» REQUIREMENT:
Check each line for the string "React". Give only the count of lines that have it.

____________

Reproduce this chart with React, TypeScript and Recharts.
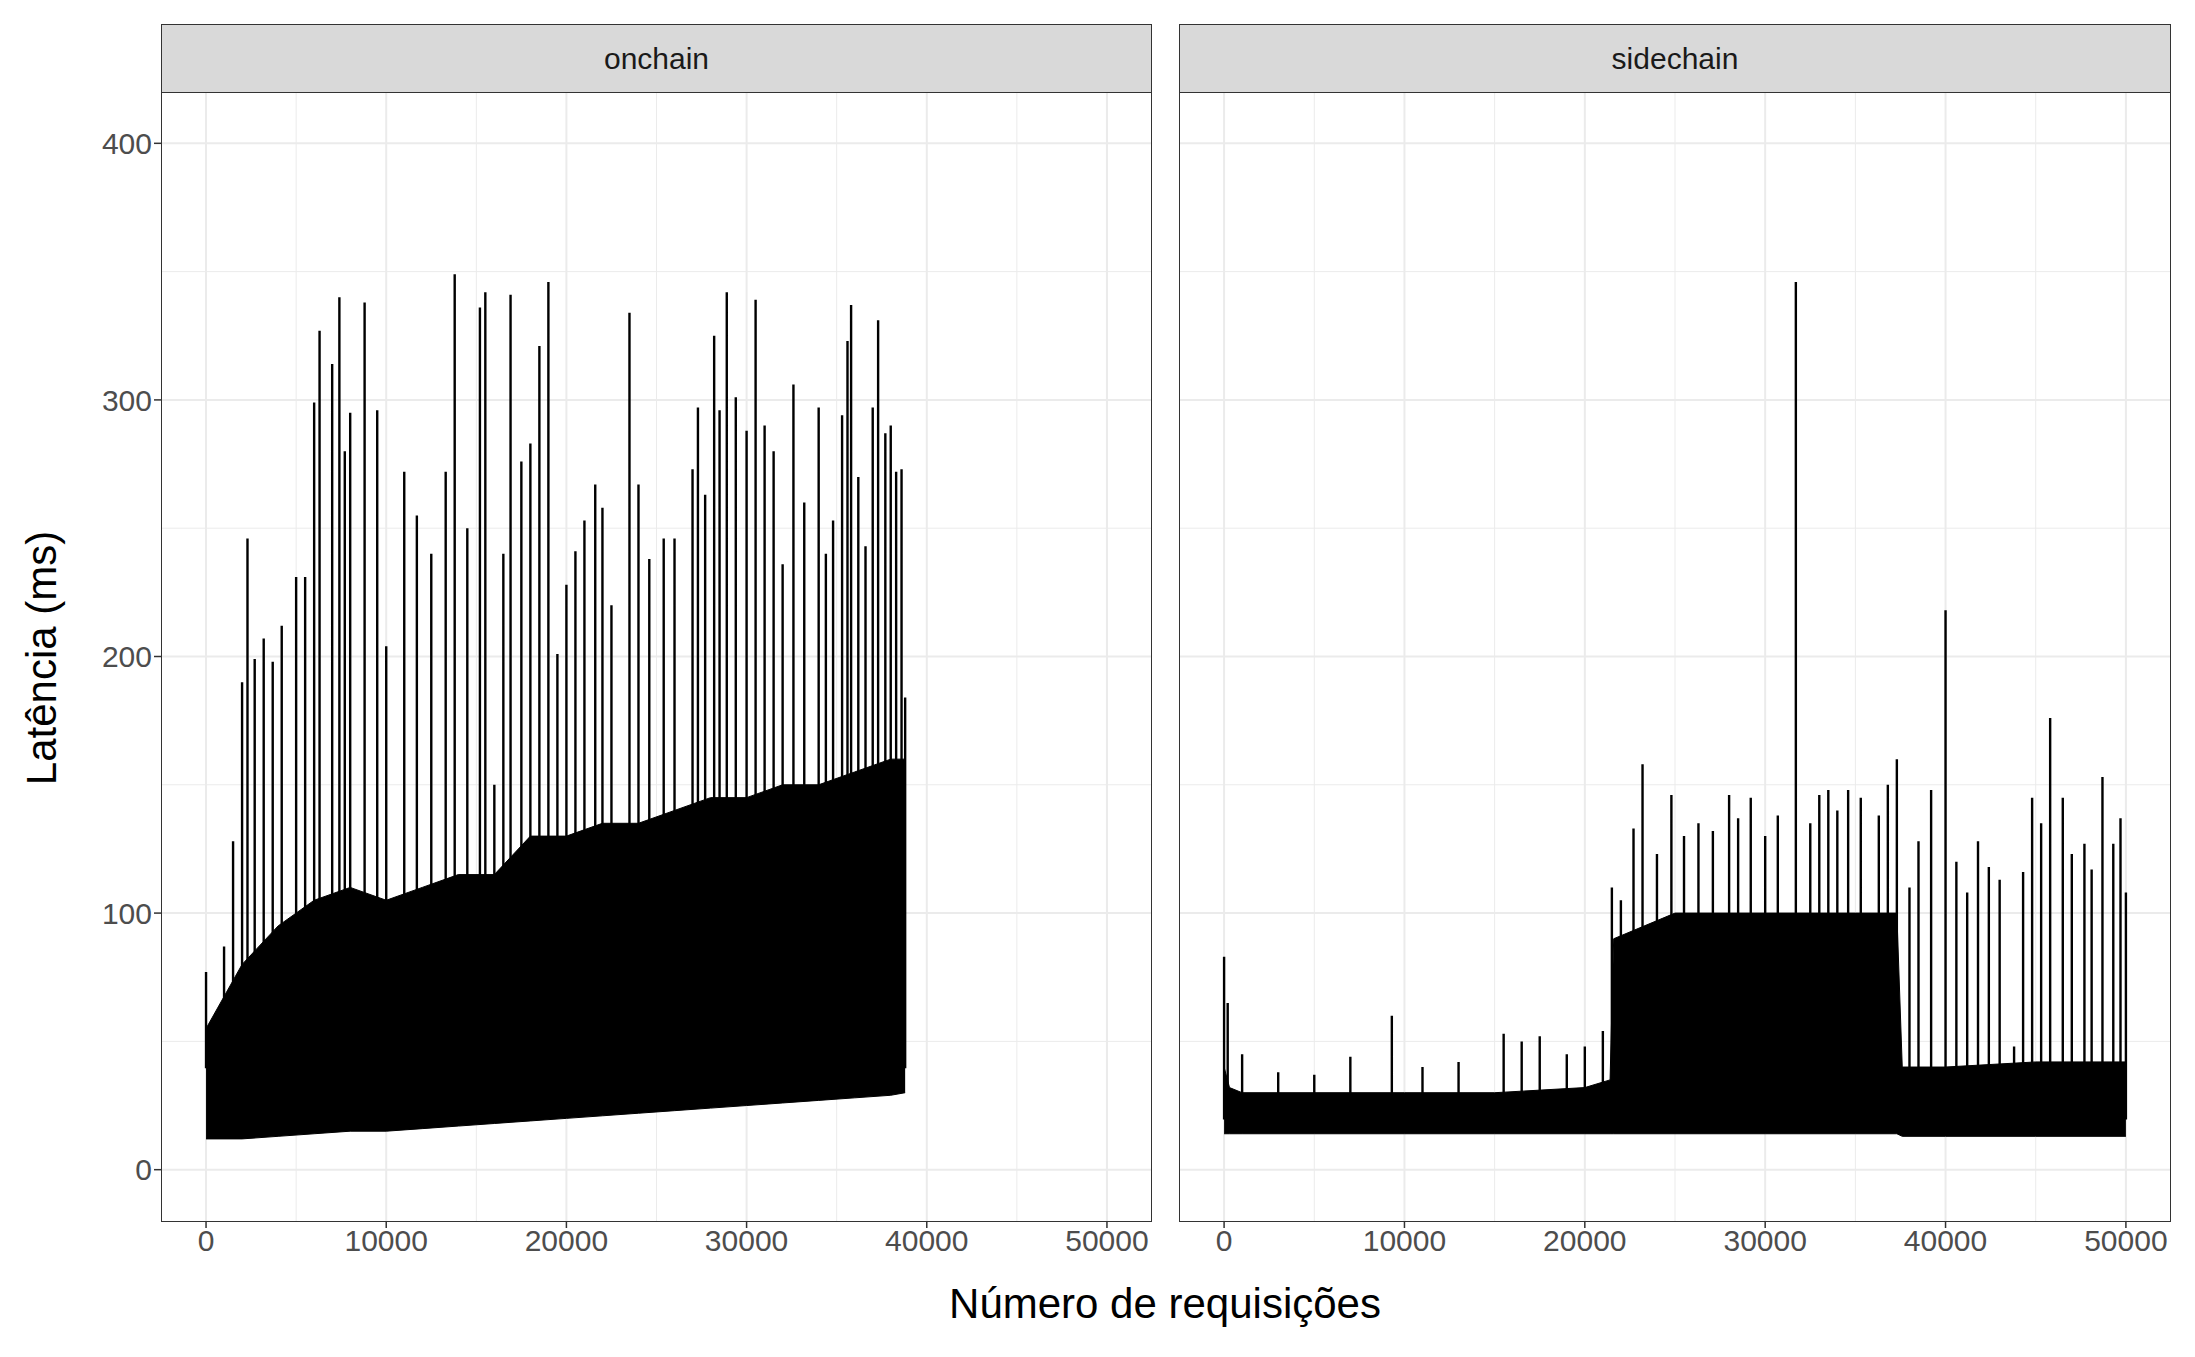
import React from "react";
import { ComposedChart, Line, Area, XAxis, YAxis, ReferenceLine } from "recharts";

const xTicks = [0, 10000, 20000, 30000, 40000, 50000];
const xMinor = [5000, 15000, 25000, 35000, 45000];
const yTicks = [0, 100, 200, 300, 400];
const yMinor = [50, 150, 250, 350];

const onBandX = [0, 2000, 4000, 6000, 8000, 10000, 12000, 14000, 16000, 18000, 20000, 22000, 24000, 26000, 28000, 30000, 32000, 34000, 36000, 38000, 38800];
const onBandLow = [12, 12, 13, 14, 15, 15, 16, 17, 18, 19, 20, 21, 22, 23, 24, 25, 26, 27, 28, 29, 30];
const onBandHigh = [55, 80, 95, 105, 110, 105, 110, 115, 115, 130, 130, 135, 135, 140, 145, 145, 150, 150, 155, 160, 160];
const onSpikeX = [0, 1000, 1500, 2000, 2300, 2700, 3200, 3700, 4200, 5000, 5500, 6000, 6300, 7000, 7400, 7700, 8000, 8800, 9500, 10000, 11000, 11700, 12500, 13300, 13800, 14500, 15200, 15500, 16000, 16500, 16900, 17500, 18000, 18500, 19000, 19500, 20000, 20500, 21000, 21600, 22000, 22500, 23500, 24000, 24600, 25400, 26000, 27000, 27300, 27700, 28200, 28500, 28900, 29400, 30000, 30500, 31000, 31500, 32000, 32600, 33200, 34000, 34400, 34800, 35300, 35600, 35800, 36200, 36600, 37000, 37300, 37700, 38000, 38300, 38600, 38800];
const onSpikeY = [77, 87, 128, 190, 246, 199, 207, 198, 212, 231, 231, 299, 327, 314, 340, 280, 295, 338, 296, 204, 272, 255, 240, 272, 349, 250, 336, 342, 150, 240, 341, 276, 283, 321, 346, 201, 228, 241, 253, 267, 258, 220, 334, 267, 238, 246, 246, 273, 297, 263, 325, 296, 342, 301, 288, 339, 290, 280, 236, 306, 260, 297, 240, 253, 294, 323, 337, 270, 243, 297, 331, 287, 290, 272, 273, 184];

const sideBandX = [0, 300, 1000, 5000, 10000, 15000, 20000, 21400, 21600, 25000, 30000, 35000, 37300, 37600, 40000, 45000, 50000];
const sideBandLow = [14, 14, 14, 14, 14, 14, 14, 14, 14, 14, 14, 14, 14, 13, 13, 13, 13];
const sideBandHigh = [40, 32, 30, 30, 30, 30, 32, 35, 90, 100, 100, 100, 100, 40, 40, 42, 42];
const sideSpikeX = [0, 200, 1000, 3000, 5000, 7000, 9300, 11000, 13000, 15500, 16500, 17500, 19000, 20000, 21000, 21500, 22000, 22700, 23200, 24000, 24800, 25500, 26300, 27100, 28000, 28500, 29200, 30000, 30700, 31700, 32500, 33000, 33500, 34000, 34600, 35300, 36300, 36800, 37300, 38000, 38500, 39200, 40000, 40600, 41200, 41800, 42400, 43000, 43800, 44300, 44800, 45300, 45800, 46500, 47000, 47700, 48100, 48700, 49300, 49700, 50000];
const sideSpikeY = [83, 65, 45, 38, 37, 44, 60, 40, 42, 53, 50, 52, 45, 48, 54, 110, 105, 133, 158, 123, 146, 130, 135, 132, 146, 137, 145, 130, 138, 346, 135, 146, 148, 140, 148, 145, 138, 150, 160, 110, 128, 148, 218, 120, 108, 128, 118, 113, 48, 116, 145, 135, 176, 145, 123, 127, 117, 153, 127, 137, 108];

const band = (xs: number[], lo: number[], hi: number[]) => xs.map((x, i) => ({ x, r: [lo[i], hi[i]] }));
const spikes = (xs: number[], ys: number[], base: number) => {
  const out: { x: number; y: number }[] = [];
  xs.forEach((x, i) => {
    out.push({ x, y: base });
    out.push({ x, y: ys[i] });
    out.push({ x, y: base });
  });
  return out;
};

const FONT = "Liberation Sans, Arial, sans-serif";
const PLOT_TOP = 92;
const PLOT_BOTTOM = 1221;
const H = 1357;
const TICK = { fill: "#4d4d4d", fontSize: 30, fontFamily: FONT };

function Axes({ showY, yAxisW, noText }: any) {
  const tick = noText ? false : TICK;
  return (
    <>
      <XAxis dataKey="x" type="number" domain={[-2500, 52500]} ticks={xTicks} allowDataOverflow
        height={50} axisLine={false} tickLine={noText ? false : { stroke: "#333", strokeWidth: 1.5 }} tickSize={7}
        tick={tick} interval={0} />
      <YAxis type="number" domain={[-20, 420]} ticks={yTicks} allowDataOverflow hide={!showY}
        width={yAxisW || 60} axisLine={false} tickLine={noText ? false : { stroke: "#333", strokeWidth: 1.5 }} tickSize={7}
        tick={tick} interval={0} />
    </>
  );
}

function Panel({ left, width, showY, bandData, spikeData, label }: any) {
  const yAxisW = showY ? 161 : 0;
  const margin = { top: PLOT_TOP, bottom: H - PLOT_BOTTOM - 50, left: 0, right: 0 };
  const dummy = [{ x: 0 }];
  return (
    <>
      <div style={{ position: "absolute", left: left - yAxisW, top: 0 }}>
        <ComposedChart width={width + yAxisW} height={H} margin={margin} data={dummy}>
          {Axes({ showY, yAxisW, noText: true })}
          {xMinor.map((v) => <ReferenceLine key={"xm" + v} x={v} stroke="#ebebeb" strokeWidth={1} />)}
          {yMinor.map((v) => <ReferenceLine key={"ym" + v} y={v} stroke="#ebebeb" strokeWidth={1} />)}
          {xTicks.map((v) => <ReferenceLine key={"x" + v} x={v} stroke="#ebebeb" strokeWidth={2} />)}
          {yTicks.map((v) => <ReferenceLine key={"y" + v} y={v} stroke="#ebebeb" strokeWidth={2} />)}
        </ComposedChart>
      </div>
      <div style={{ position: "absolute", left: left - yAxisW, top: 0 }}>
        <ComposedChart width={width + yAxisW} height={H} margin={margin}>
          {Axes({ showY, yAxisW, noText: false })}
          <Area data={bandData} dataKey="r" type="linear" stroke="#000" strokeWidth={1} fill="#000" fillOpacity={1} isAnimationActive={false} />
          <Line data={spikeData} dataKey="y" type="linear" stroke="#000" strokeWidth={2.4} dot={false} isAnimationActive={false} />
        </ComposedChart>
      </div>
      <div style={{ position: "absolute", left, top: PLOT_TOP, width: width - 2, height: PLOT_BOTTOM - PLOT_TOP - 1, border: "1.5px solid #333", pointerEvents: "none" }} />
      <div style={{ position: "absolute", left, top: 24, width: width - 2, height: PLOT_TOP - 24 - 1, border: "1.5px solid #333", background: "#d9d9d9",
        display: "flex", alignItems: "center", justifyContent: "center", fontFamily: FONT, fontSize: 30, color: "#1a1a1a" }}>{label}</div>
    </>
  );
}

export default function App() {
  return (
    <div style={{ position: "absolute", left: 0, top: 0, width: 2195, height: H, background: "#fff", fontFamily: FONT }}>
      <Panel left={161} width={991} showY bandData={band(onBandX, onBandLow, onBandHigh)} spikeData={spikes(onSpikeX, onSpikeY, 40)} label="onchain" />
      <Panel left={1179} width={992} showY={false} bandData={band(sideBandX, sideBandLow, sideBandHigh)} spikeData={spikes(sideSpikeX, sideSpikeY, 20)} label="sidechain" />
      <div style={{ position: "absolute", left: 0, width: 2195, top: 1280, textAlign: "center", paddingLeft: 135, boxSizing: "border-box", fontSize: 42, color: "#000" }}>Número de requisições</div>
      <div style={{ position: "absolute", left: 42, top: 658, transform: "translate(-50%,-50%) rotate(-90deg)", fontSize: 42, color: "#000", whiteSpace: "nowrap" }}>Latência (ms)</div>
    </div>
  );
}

____________

» COMPLETED EXERCISE:
2